Distribution function and quantile function
of the Wakeby distribution.
Usage
cdfwak(x, para = c(0, 1, 0, 0, 0))
quawak(f, para = c(0, 1, 0, 0, 0))
Arguments
x
Vector of quantiles.
f
Vector of probabilities.
para
Numeric vector containing the parameters of the distribution,
in the order
xi, alpha, beta, gamma, delta.
Details
The Wakeby distribution with
parameters xi,
alpha,
beta,
gamma and
delta
has quantile function
x(F) = xi + alpha {1-(1-F)^beta}/beta - gamma {1-(1-F)^(-delta)}/delta .
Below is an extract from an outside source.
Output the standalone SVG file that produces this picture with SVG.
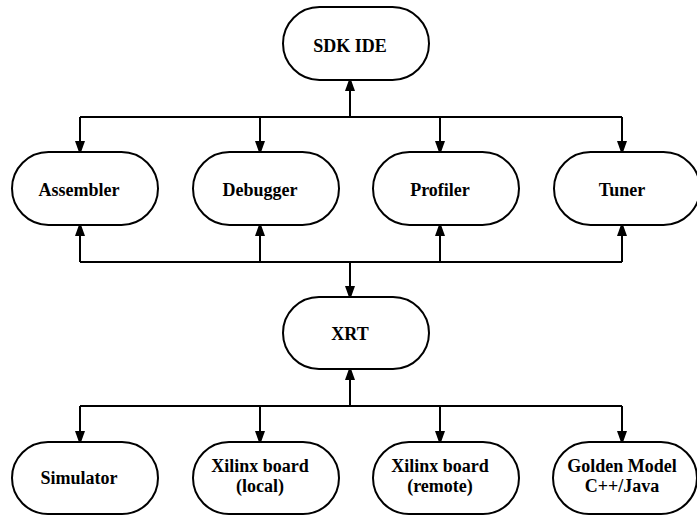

The parameters are restricted as in Hosking and Wallis (1997, Appendix A.11):
either beta + delta > 0 or
beta = gamma = delta = 0;
if alpha = 0 then beta = 0;
if gamma = 0 then delta = 0;
gamma >= 0;
alpha + gamma >= 0.
The distribution has a lower bound at xi and,
if delta<0, an upper bound at
xi+alpha/beta-gamma/delta.
The generalized Pareto distribution is the special case
alpha=0 or gamma=0.
The exponential distribution is the special case
beta=gamma=delta=0.
The uniform distribution is the special case
beta=1, gamma=delta=0.
Value
cdfwak gives the distribution function;
quawak gives the quantile function.
Note
The functions expect the distribution parameters in a vector,
rather than as separate arguments as in the standard R
distribution functions pnorm, qnorm, etc.
References
Hosking, J. R. M. and Wallis, J. R. (1997).
Regional frequency analysis: an approach based on L-moments,
Cambridge University Press, Appendix A.11.
See Also
cdfgpa for the generalized Pareto distribution.
cdfexp for the exponential distribution.
Examples
# Random sample from the Wakeby distribution
# with parameters xi=0, alpha=30, beta=20, gamma=1, delta=0.3.
quawak(runif(100), c(0,30,20,1,0.3))